----- Provided data
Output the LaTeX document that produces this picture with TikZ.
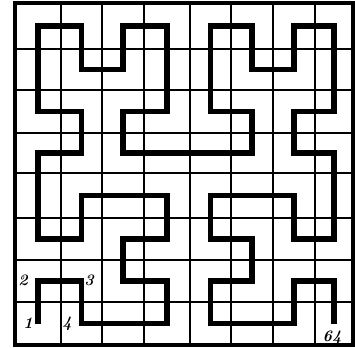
\documentclass[tikz,border=0pt]{standalone}
\begin{document}
\begin{tikzpicture}[x=1pt,y=-1pt,
  gridline/.style={line width=2.6pt,black},
  border/.style={line width=3.2pt,black},
  curve/.style={line width=5.5pt,black,line join=miter,line cap=butt},
  lab/.style={font=\fontsize{16}{16}\selectfont\bfseries\itshape,inner sep=0pt}]
\useasboundingbox (0,0) rectangle (355,347);
% grid
\foreach \x in {61,102,144,190,231,273,315}
  \draw[gridline] (\x,3) -- (\x,345);
\foreach \y in {49,90,133,173,218,260,302}
  \draw[gridline] (15,\y) -- (353,\y);
\draw[border] (15,3) rectangle (353,345);
% cell centres
\foreach \i/\x in {0/38,1/81.5,2/123,3/167,4/210.5,5/252,6/294,7/334}
  \foreach \j/\y in {0/323.5,1/281,2/239,3/195.5,4/153,5/111.5,6/69.5,7/26}
    \coordinate (p\i\j) at (\x,\y);
% Hilbert curve
\draw[curve] (p00) -- (p01) -- (p11) -- (p10) -- (p30) -- (p31) -- (p21) -- (p22)
  -- (p32) -- (p33) -- (p13) -- (p12) -- (p02) -- (p04) -- (p14) -- (p15)
  -- (p05) -- (p07) -- (p17) -- (p16) -- (p26) -- (p27) -- (p37) -- (p35)
  -- (p25) -- (p24) -- (p54) -- (p55) -- (p45) -- (p47) -- (p57) -- (p56)
  -- (p66) -- (p67) -- (p77) -- (p75) -- (p65) -- (p64) -- (p74) -- (p72)
  -- (p62) -- (p63) -- (p43) -- (p42) -- (p52) -- (p51) -- (p41) -- (p40)
  -- (p60) -- (p61) -- (p71) -- (p70);
% labels
\node[lab] (l1) at (28,323) {1};
\node[lab] (l2) at (23,280) {2};
\node[lab] (l3) at (89,280) {3};
\node[lab] (l4) at (67,324) {4};
\node[lab] (l64) at (332,338) {64};
\end{tikzpicture}
\end{document}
----------
Go through the material above and print all of it exactly, except the pictures.

Output the LaTeX document that produces this picture with TikZ.
\documentclass[tikz,border=0pt]{standalone}
\begin{document}
\begin{tikzpicture}[x=1pt,y=-1pt,
  gridline/.style={line width=2.6pt,black},
  border/.style={line width=3.2pt,black},
  curve/.style={line width=5.5pt,black,line join=miter,line cap=butt},
  lab/.style={font=\fontsize{16}{16}\selectfont\bfseries\itshape,inner sep=0pt}]
\useasboundingbox (0,0) rectangle (355,347);
% grid
\foreach \x in {61,102,144,190,231,273,315}
  \draw[gridline] (\x,3) -- (\x,345);
\foreach \y in {49,90,133,173,218,260,302}
  \draw[gridline] (15,\y) -- (353,\y);
\draw[border] (15,3) rectangle (353,345);
% cell centres
\foreach \i/\x in {0/38,1/81.5,2/123,3/167,4/210.5,5/252,6/294,7/334}
  \foreach \j/\y in {0/323.5,1/281,2/239,3/195.5,4/153,5/111.5,6/69.5,7/26}
    \coordinate (p\i\j) at (\x,\y);
% Hilbert curve
\draw[curve] (p00) -- (p01) -- (p11) -- (p10) -- (p30) -- (p31) -- (p21) -- (p22)
  -- (p32) -- (p33) -- (p13) -- (p12) -- (p02) -- (p04) -- (p14) -- (p15)
  -- (p05) -- (p07) -- (p17) -- (p16) -- (p26) -- (p27) -- (p37) -- (p35)
  -- (p25) -- (p24) -- (p54) -- (p55) -- (p45) -- (p47) -- (p57) -- (p56)
  -- (p66) -- (p67) -- (p77) -- (p75) -- (p65) -- (p64) -- (p74) -- (p72)
  -- (p62) -- (p63) -- (p43) -- (p42) -- (p52) -- (p51) -- (p41) -- (p40)
  -- (p60) -- (p61) -- (p71) -- (p70);
% labels
\node[lab] (l1) at (28,323) {1};
\node[lab] (l2) at (23,280) {2};
\node[lab] (l3) at (89,280) {3};
\node[lab] (l4) at (67,324) {4};
\node[lab] (l64) at (332,338) {64};
\end{tikzpicture}
\end{document}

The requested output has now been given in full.